Information shown:
* Begin *
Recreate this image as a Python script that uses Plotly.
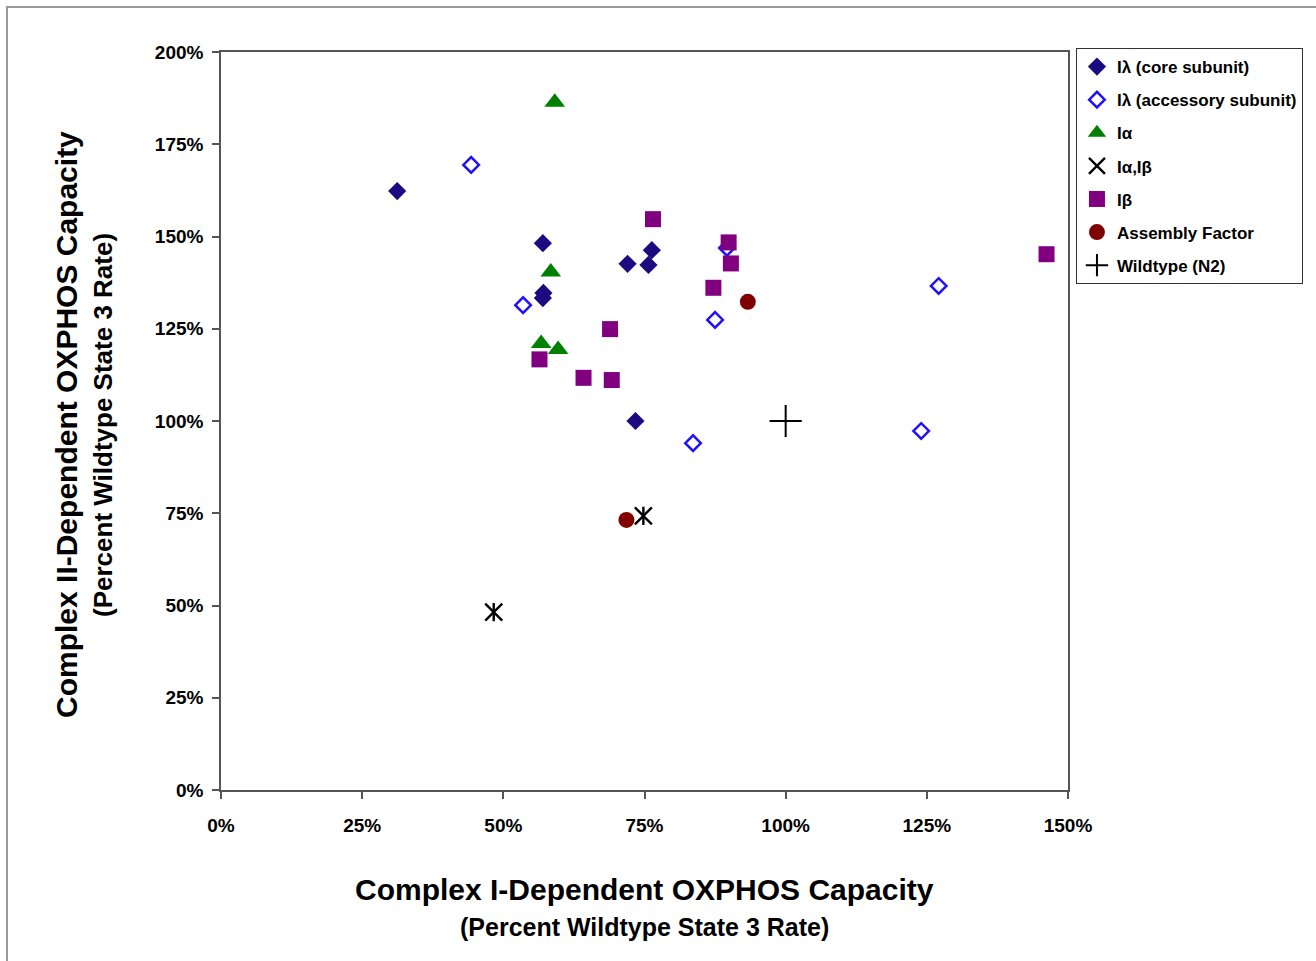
import plotly.graph_objects as go

# ---- data (percent of wildtype) ----
core_x = [31.2, 57.0, 57.1, 57.0, 72.0, 76.3, 75.7, 73.4]
core_y = [162.3, 148.2, 134.7, 133.3, 142.6, 146.3, 142.3, 100.0]

acc_x = [44.3, 53.5, 89.6, 87.5, 83.6, 124.0, 127.1]
acc_y = [169.4, 131.4, 146.9, 127.4, 94.0, 97.3, 136.6]

ia_x = [59.1, 58.4, 56.7, 59.7]
ia_y = [186.4, 140.4, 121.0, 119.4]

iab_x = [48.3, 74.8]
iab_y = [48.2, 74.3]

ib_x = [76.5, 89.9, 90.3, 87.2, 68.9, 56.4, 64.2, 69.2, 146.2]
ib_y = [154.7, 148.4, 142.7, 136.1, 124.9, 116.7, 111.7, 111.1, 145.2]

af_x = [93.3, 71.8]
af_y = [132.3, 73.2]

wt_x = [100.0]
wt_y = [100.0]

x_ticks = [0, 25, 50, 75, 100, 125, 150]
y_ticks = [0, 25, 50, 75, 100, 125, 150, 175, 200]

FONT = "Liberation Sans, Arial, sans-serif"

fig = go.Figure()

series = [
    ("Iλ (core subunit)", core_x, core_y, dict(symbol="diamond", size=14, color="#1c0a80")),
    ("Iλ (accessory subunit)", acc_x, acc_y, dict(symbol="diamond-open", size=12, color="#2010ff",
                                                   line=dict(width=2.5, color="#2010ff"))),
    ("Iα", ia_x, ia_y, dict(symbol="triangle-up", size=18, color="#008000")),
    ("Iα,Iβ", iab_x, iab_y, dict(symbol="x-thin-open", size=17, color="black",
                                  line=dict(width=2.4, color="black"))),
    ("Iβ", ib_x, ib_y, dict(symbol="square", size=16, color="#800080")),
    ("Assembly Factor", af_x, af_y, dict(symbol="circle", size=16, color="#800000")),
    ("Wildtype (N2)", wt_x, wt_y, dict(symbol="cross-thin-open", size=23, color="black",
                                        line=dict(width=2, color="black"))),
]

for i, (name, xs, ys, mk) in enumerate(series):
    fig.add_trace(go.Scatter(x=xs, y=ys, mode="markers", name=name, marker=mk,
                             legendgroup=f"g{i}"))
    if name == "Iα,Iβ":
        # vertical arm of the six-armed asterisk
        fig.add_trace(go.Scatter(x=xs, y=ys, mode="markers", name=name, showlegend=False,
                                 legendgroup=f"g{i}",
                                 marker=dict(symbol="line-ns-open", size=13, color="black",
                                             line=dict(width=2.4, color="black"))))

axis_common = dict(
    showgrid=False, zeroline=False, showline=True, linecolor="#555555", linewidth=1.5,
    mirror=True, ticks="outside", ticklen=7, tickcolor="#555555", tickwidth=1.5,
    tickfont=dict(family=FONT, size=19, color="black", weight="bold"),
)

fig.update_xaxes(range=[0, 150], tickvals=x_ticks, ticktext=[f"{v}%" for v in x_ticks],
                 ticklabelstandoff=10, **axis_common)
fig.update_yaxes(range=[0, 200], tickvals=y_ticks, ticktext=[f"{v}%" for v in y_ticks],
                 ticklabelstandoff=5, **axis_common)

fig.update_layout(
    width=1316, height=961,
    margin=dict(l=221, r=248, t=52, b=171),
    paper_bgcolor="white", plot_bgcolor="white",
    font=dict(family=FONT, color="black"),
    legend=dict(
        x=1.0094, y=1.0054, xanchor="left", yanchor="top",
        bordercolor="#333333", borderwidth=1,
        font=dict(family=FONT, size=17, color="black", weight="bold"),
        tracegroupgap=8, itemwidth=30,
    ),
    annotations=[
        dict(text="Complex I-Dependent OXPHOS Capacity", x=0.5, y=0, xref="paper", yref="paper",
             xanchor="center", yanchor="middle", yshift=-99, showarrow=False,
             font=dict(family=FONT, size=30, color="black", weight="bold")),
        dict(text="(Percent Wildtype State 3 Rate)", x=0.5, y=0, xref="paper", yref="paper",
             xanchor="center", yanchor="middle", yshift=-137, showarrow=False,
             font=dict(family=FONT, size=25, color="black", weight="bold")),
        dict(text="Complex II-Dependent OXPHOS Capacity", x=0, y=0.4946, xref="paper", yref="paper",
             xanchor="center", yanchor="middle", xshift=-154, textangle=-90, showarrow=False,
             font=dict(family=FONT, size=30, color="black", weight="bold")),
        dict(text="(Percent Wildtype State 3 Rate)", x=0, y=0.4946, xref="paper", yref="paper",
             xanchor="center", yanchor="middle", xshift=-118, textangle=-90, showarrow=False,
             font=dict(family=FONT, size=26, color="black", weight="bold")),
    ],
    shapes=[
        dict(type="rect", xref="paper", yref="paper", x0=-0.2527, y0=-0.25, x1=1.32, y1=1.061,
             line=dict(color="#999999", width=2), fillcolor="rgba(0,0,0,0)", layer="below"),
    ],
)

fig.write_html("out.html")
* End *
Exercise instructions: What is needed is an exact reproduction of the data, pictures excluded.

Output for this task:
Recreate this image as a Python script that uses Plotly.
import plotly.graph_objects as go

# ---- data (percent of wildtype) ----
core_x = [31.2, 57.0, 57.1, 57.0, 72.0, 76.3, 75.7, 73.4]
core_y = [162.3, 148.2, 134.7, 133.3, 142.6, 146.3, 142.3, 100.0]

acc_x = [44.3, 53.5, 89.6, 87.5, 83.6, 124.0, 127.1]
acc_y = [169.4, 131.4, 146.9, 127.4, 94.0, 97.3, 136.6]

ia_x = [59.1, 58.4, 56.7, 59.7]
ia_y = [186.4, 140.4, 121.0, 119.4]

iab_x = [48.3, 74.8]
iab_y = [48.2, 74.3]

ib_x = [76.5, 89.9, 90.3, 87.2, 68.9, 56.4, 64.2, 69.2, 146.2]
ib_y = [154.7, 148.4, 142.7, 136.1, 124.9, 116.7, 111.7, 111.1, 145.2]

af_x = [93.3, 71.8]
af_y = [132.3, 73.2]

wt_x = [100.0]
wt_y = [100.0]

x_ticks = [0, 25, 50, 75, 100, 125, 150]
y_ticks = [0, 25, 50, 75, 100, 125, 150, 175, 200]

FONT = "Liberation Sans, Arial, sans-serif"

fig = go.Figure()

series = [
    ("Iλ (core subunit)", core_x, core_y, dict(symbol="diamond", size=14, color="#1c0a80")),
    ("Iλ (accessory subunit)", acc_x, acc_y, dict(symbol="diamond-open", size=12, color="#2010ff",
                                                   line=dict(width=2.5, color="#2010ff"))),
    ("Iα", ia_x, ia_y, dict(symbol="triangle-up", size=18, color="#008000")),
    ("Iα,Iβ", iab_x, iab_y, dict(symbol="x-thin-open", size=17, color="black",
                                  line=dict(width=2.4, color="black"))),
    ("Iβ", ib_x, ib_y, dict(symbol="square", size=16, color="#800080")),
    ("Assembly Factor", af_x, af_y, dict(symbol="circle", size=16, color="#800000")),
    ("Wildtype (N2)", wt_x, wt_y, dict(symbol="cross-thin-open", size=23, color="black",
                                        line=dict(width=2, color="black"))),
]

for i, (name, xs, ys, mk) in enumerate(series):
    fig.add_trace(go.Scatter(x=xs, y=ys, mode="markers", name=name, marker=mk,
                             legendgroup=f"g{i}"))
    if name == "Iα,Iβ":
        # vertical arm of the six-armed asterisk
        fig.add_trace(go.Scatter(x=xs, y=ys, mode="markers", name=name, showlegend=False,
                                 legendgroup=f"g{i}",
                                 marker=dict(symbol="line-ns-open", size=13, color="black",
                                             line=dict(width=2.4, color="black"))))

axis_common = dict(
    showgrid=False, zeroline=False, showline=True, linecolor="#555555", linewidth=1.5,
    mirror=True, ticks="outside", ticklen=7, tickcolor="#555555", tickwidth=1.5,
    tickfont=dict(family=FONT, size=19, color="black", weight="bold"),
)

fig.update_xaxes(range=[0, 150], tickvals=x_ticks, ticktext=[f"{v}%" for v in x_ticks],
                 ticklabelstandoff=10, **axis_common)
fig.update_yaxes(range=[0, 200], tickvals=y_ticks, ticktext=[f"{v}%" for v in y_ticks],
                 ticklabelstandoff=5, **axis_common)

fig.update_layout(
    width=1316, height=961,
    margin=dict(l=221, r=248, t=52, b=171),
    paper_bgcolor="white", plot_bgcolor="white",
    font=dict(family=FONT, color="black"),
    legend=dict(
        x=1.0094, y=1.0054, xanchor="left", yanchor="top",
        bordercolor="#333333", borderwidth=1,
        font=dict(family=FONT, size=17, color="black", weight="bold"),
        tracegroupgap=8, itemwidth=30,
    ),
    annotations=[
        dict(text="Complex I-Dependent OXPHOS Capacity", x=0.5, y=0, xref="paper", yref="paper",
             xanchor="center", yanchor="middle", yshift=-99, showarrow=False,
             font=dict(family=FONT, size=30, color="black", weight="bold")),
        dict(text="(Percent Wildtype State 3 Rate)", x=0.5, y=0, xref="paper", yref="paper",
             xanchor="center", yanchor="middle", yshift=-137, showarrow=False,
             font=dict(family=FONT, size=25, color="black", weight="bold")),
        dict(text="Complex II-Dependent OXPHOS Capacity", x=0, y=0.4946, xref="paper", yref="paper",
             xanchor="center", yanchor="middle", xshift=-154, textangle=-90, showarrow=False,
             font=dict(family=FONT, size=30, color="black", weight="bold")),
        dict(text="(Percent Wildtype State 3 Rate)", x=0, y=0.4946, xref="paper", yref="paper",
             xanchor="center", yanchor="middle", xshift=-118, textangle=-90, showarrow=False,
             font=dict(family=FONT, size=26, color="black", weight="bold")),
    ],
    shapes=[
        dict(type="rect", xref="paper", yref="paper", x0=-0.2527, y0=-0.25, x1=1.32, y1=1.061,
             line=dict(color="#999999", width=2), fillcolor="rgba(0,0,0,0)", layer="below"),
    ],
)

fig.write_html("out.html")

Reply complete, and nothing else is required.